- [WHAT YOU SHOULD DO]:
Repeat the listing that follows, character for character, minus the pictures.

- [AVAILABLE DATA]:

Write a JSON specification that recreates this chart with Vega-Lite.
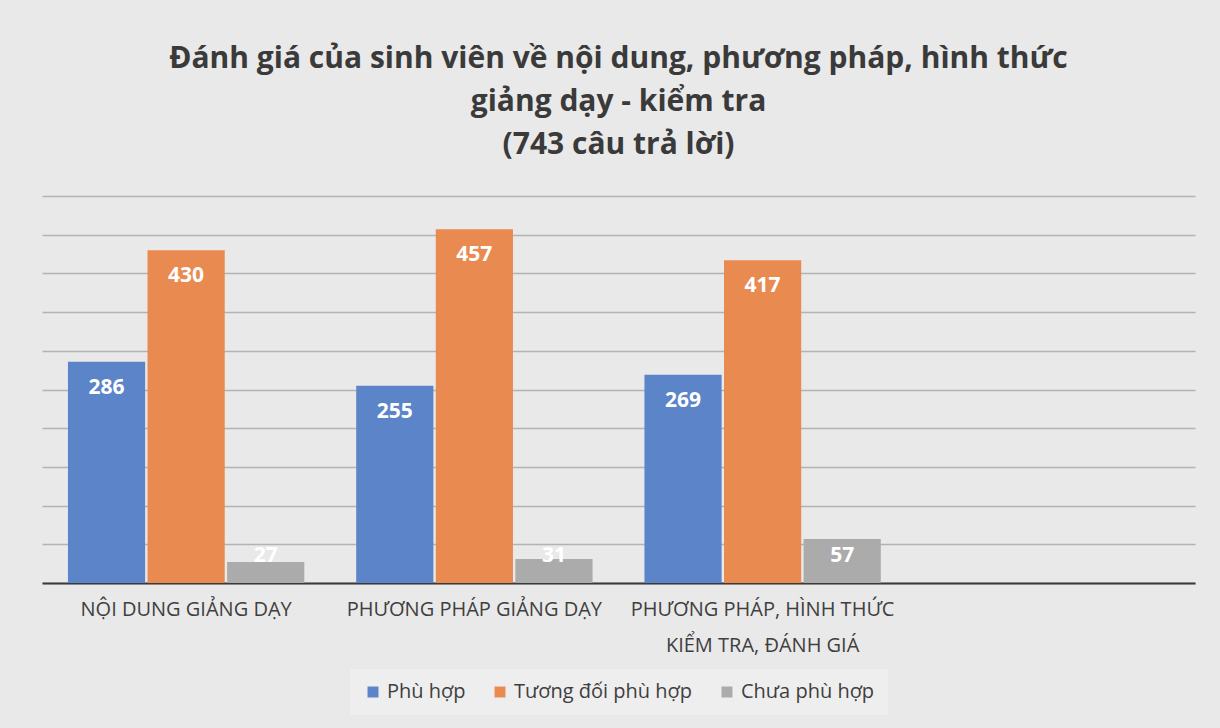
{
  "$schema": "https://vega.github.io/schema/vega-lite/v6.json",
  "width": 1153,
  "height": 387,
  "padding": {"left": 42, "top": 44, "right": 25, "bottom": 16},
  "background": "#e9e9e9",
  "title": {
    "text": ["Đánh giá của sinh viên về nội dung, phương pháp, hình thức", "giảng dạy - kiểm tra", "(743 câu trả lời)"],
    "font": "Open Sans",
    "fontSize": 30,
    "fontWeight": "bold",
    "color": "#3a3a3a",
    "lineHeight": 43,
    "anchor": "middle",
    "offset": 36
  },
  "data": {
    "values": [
      {"nhom": "NỘI DUNG GIẢNG DẠY", "muc": "Phù hợp", "so": 286},
      {"nhom": "NỘI DUNG GIẢNG DẠY", "muc": "Tương đối phù hợp", "so": 430},
      {"nhom": "NỘI DUNG GIẢNG DẠY", "muc": "Chưa phù hợp", "so": 27},
      {"nhom": "PHƯƠNG PHÁP GIẢNG DẠY", "muc": "Phù hợp", "so": 255},
      {"nhom": "PHƯƠNG PHÁP GIẢNG DẠY", "muc": "Tương đối phù hợp", "so": 457},
      {"nhom": "PHƯƠNG PHÁP GIẢNG DẠY", "muc": "Chưa phù hợp", "so": 31},
      {"nhom": "PHƯƠNG PHÁP, HÌNH THỨC KIỂM TRA, ĐÁNH GIÁ", "muc": "Phù hợp", "so": 269},
      {"nhom": "PHƯƠNG PHÁP, HÌNH THỨC KIỂM TRA, ĐÁNH GIÁ", "muc": "Tương đối phù hợp", "so": 417},
      {"nhom": "PHƯƠNG PHÁP, HÌNH THỨC KIỂM TRA, ĐÁNH GIÁ", "muc": "Chưa phù hợp", "so": 57}
    ]
  },
  "encoding": {
    "x": {
      "field": "nhom",
      "type": "nominal",
      "sort": null,
      "scale": {
        "domain": ["NỘI DUNG GIẢNG DẠY", "PHƯƠNG PHÁP GIẢNG DẠY", "PHƯƠNG PHÁP, HÌNH THỨC KIỂM TRA, ĐÁNH GIÁ", "trống"],
        "paddingInner": 0.18,
        "paddingOuter": 0.09
      },
      "axis": {
        "title": null,
        "labelAngle": 0,
        "labelExpr": "datum.value == 'trống' ? '' : (datum.value == 'PHƯƠNG PHÁP, HÌNH THỨC KIỂM TRA, ĐÁNH GIÁ' ? ['PHƯƠNG PHÁP, HÌNH THỨC', 'KIỂM TRA, ĐÁNH GIÁ'] : datum.value)",
        "labelFont": "Open Sans",
        "labelFontSize": 20,
        "labelColor": "#3f3f3f",
        "labelLineHeight": 36,
        "labelPadding": 16,
        "labelLimit": 400,
        "ticks": false,
        "domain": true,
        "domainColor": "#3a3a3a",
        "domainWidth": 2,
        "grid": false
      }
    },
    "xOffset": {
      "field": "muc",
      "type": "nominal",
      "sort": ["Phù hợp", "Tương đối phù hợp", "Chưa phù hợp"],
      "scale": {"paddingInner": 0.03}
    }
  },
  "layer": [
    {
      "mark": {"type": "bar"},
      "encoding": {
        "y": {
          "field": "so",
          "type": "quantitative",
          "scale": {"domain": [0, 500], "nice": false},
          "axis": {
            "title": null,
            "labels": false,
            "ticks": false,
            "domain": false,
            "values": [0, 50, 100, 150, 200, 250, 300, 350, 400, 450, 500],
            "gridColor": "#b3b3b3",
            "gridWidth": 1.5
          }
        },
        "color": {
          "field": "muc",
          "type": "nominal",
          "sort": ["Phù hợp", "Tương đối phù hợp", "Chưa phù hợp"],
          "scale": {
            "domain": ["Phù hợp", "Tương đối phù hợp", "Chưa phù hợp"],
            "range": ["#5b84c9", "#e98a50", "#ababab"]
          },
          "legend": {
            "title": null,
            "orient": "bottom",
            "direction": "horizontal",
            "symbolType": "square",
            "symbolSize": 120,
            "symbolStrokeWidth": 0,
            "labelFont": "Open Sans",
            "labelFontSize": 20,
            "labelColor": "#3f3f3f",
            "labelLimit": 400,
            "columnPadding": 24,
            "fillColor": "#eeeeee",
            "padding": 13,
            "offset": 14
          }
        }
      }
    },
    {
      "transform": [{"filter": "datum.so >= 100"}],
      "mark": {"type": "text", "baseline": "middle", "dy": 26, "color": "white", "font": "Open Sans", "fontWeight": "bold", "fontSize": 21},
      "encoding": {
        "y": {"field": "so", "type": "quantitative", "axis": {"title": null, "labels": false, "ticks": false, "domain": false, "values": [0, 50, 100, 150, 200, 250, 300, 350, 400, 450, 500], "gridColor": "#b3b3b3", "gridWidth": 1.5}},
        "text": {"field": "so", "type": "quantitative"}
      }
    },
    {
      "transform": [{"filter": "datum.so < 100"}],
      "mark": {"type": "text", "baseline": "middle", "color": "white", "font": "Open Sans", "fontWeight": "bold", "fontSize": 21},
      "encoding": {
        "y": {"datum": 35, "type": "quantitative", "axis": {"title": null, "labels": false, "ticks": false, "domain": false, "values": [0, 50, 100, 150, 200, 250, 300, 350, 400, 450, 500], "gridColor": "#b3b3b3", "gridWidth": 1.5}},
        "text": {"field": "so", "type": "quantitative"}
      }
    }
  ],
  "config": {
    "view": {"stroke": null},
    "legend": {"layout": {"bottom": {"anchor": "middle"}}}
  }
}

- [CORRECT ANSWER]:
Write a JSON specification that recreates this chart with Vega-Lite.
{
  "$schema": "https://vega.github.io/schema/vega-lite/v6.json",
  "width": 1153,
  "height": 387,
  "padding": {"left": 42, "top": 44, "right": 25, "bottom": 16},
  "background": "#e9e9e9",
  "title": {
    "text": ["Đánh giá của sinh viên về nội dung, phương pháp, hình thức", "giảng dạy - kiểm tra", "(743 câu trả lời)"],
    "font": "Open Sans",
    "fontSize": 30,
    "fontWeight": "bold",
    "color": "#3a3a3a",
    "lineHeight": 43,
    "anchor": "middle",
    "offset": 36
  },
  "data": {
    "values": [
      {"nhom": "NỘI DUNG GIẢNG DẠY", "muc": "Phù hợp", "so": 286},
      {"nhom": "NỘI DUNG GIẢNG DẠY", "muc": "Tương đối phù hợp", "so": 430},
      {"nhom": "NỘI DUNG GIẢNG DẠY", "muc": "Chưa phù hợp", "so": 27},
      {"nhom": "PHƯƠNG PHÁP GIẢNG DẠY", "muc": "Phù hợp", "so": 255},
      {"nhom": "PHƯƠNG PHÁP GIẢNG DẠY", "muc": "Tương đối phù hợp", "so": 457},
      {"nhom": "PHƯƠNG PHÁP GIẢNG DẠY", "muc": "Chưa phù hợp", "so": 31},
      {"nhom": "PHƯƠNG PHÁP, HÌNH THỨC KIỂM TRA, ĐÁNH GIÁ", "muc": "Phù hợp", "so": 269},
      {"nhom": "PHƯƠNG PHÁP, HÌNH THỨC KIỂM TRA, ĐÁNH GIÁ", "muc": "Tương đối phù hợp", "so": 417},
      {"nhom": "PHƯƠNG PHÁP, HÌNH THỨC KIỂM TRA, ĐÁNH GIÁ", "muc": "Chưa phù hợp", "so": 57}
    ]
  },
  "encoding": {
    "x": {
      "field": "nhom",
      "type": "nominal",
      "sort": null,
      "scale": {
        "domain": ["NỘI DUNG GIẢNG DẠY", "PHƯƠNG PHÁP GIẢNG DẠY", "PHƯƠNG PHÁP, HÌNH THỨC KIỂM TRA, ĐÁNH GIÁ", "trống"],
        "paddingInner": 0.18,
        "paddingOuter": 0.09
      },
      "axis": {
        "title": null,
        "labelAngle": 0,
        "labelExpr": "datum.value == 'trống' ? '' : (datum.value == 'PHƯƠNG PHÁP, HÌNH THỨC KIỂM TRA, ĐÁNH GIÁ' ? ['PHƯƠNG PHÁP, HÌNH THỨC', 'KIỂM TRA, ĐÁNH GIÁ'] : datum.value)",
        "labelFont": "Open Sans",
        "labelFontSize": 20,
        "labelColor": "#3f3f3f",
        "labelLineHeight": 36,
        "labelPadding": 16,
        "labelLimit": 400,
        "ticks": false,
        "domain": true,
        "domainColor": "#3a3a3a",
        "domainWidth": 2,
        "grid": false
      }
    },
    "xOffset": {
      "field": "muc",
      "type": "nominal",
      "sort": ["Phù hợp", "Tương đối phù hợp", "Chưa phù hợp"],
      "scale": {"paddingInner": 0.03}
    }
  },
  "layer": [
    {
      "mark": {"type": "bar"},
      "encoding": {
        "y": {
          "field": "so",
          "type": "quantitative",
          "scale": {"domain": [0, 500], "nice": false},
          "axis": {
            "title": null,
            "labels": false,
            "ticks": false,
            "domain": false,
            "values": [0, 50, 100, 150, 200, 250, 300, 350, 400, 450, 500],
            "gridColor": "#b3b3b3",
            "gridWidth": 1.5
          }
        },
        "color": {
          "field": "muc",
          "type": "nominal",
          "sort": ["Phù hợp", "Tương đối phù hợp", "Chưa phù hợp"],
          "scale": {
            "domain": ["Phù hợp", "Tương đối phù hợp", "Chưa phù hợp"],
            "range": ["#5b84c9", "#e98a50", "#ababab"]
          },
          "legend": {
            "title": null,
            "orient": "bottom",
            "direction": "horizontal",
            "symbolType": "square",
            "symbolSize": 120,
            "symbolStrokeWidth": 0,
            "labelFont": "Open Sans",
            "labelFontSize": 20,
            "labelColor": "#3f3f3f",
            "labelLimit": 400,
            "columnPadding": 24,
            "fillColor": "#eeeeee",
            "padding": 13,
            "offset": 14
          }
        }
      }
    },
    {
      "transform": [{"filter": "datum.so >= 100"}],
      "mark": {"type": "text", "baseline": "middle", "dy": 26, "color": "white", "font": "Open Sans", "fontWeight": "bold", "fontSize": 21},
      "encoding": {
        "y": {"field": "so", "type": "quantitative", "axis": {"title": null, "labels": false, "ticks": false, "domain": false, "values": [0, 50, 100, 150, 200, 250, 300, 350, 400, 450, 500], "gridColor": "#b3b3b3", "gridWidth": 1.5}},
        "text": {"field": "so", "type": "quantitative"}
      }
    },
    {
      "transform": [{"filter": "datum.so < 100"}],
      "mark": {"type": "text", "baseline": "middle", "color": "white", "font": "Open Sans", "fontWeight": "bold", "fontSize": 21},
      "encoding": {
        "y": {"datum": 35, "type": "quantitative", "axis": {"title": null, "labels": false, "ticks": false, "domain": false, "values": [0, 50, 100, 150, 200, 250, 300, 350, 400, 450, 500], "gridColor": "#b3b3b3", "gridWidth": 1.5}},
        "text": {"field": "so", "type": "quantitative"}
      }
    }
  ],
  "config": {
    "view": {"stroke": null},
    "legend": {"layout": {"bottom": {"anchor": "middle"}}}
  }
}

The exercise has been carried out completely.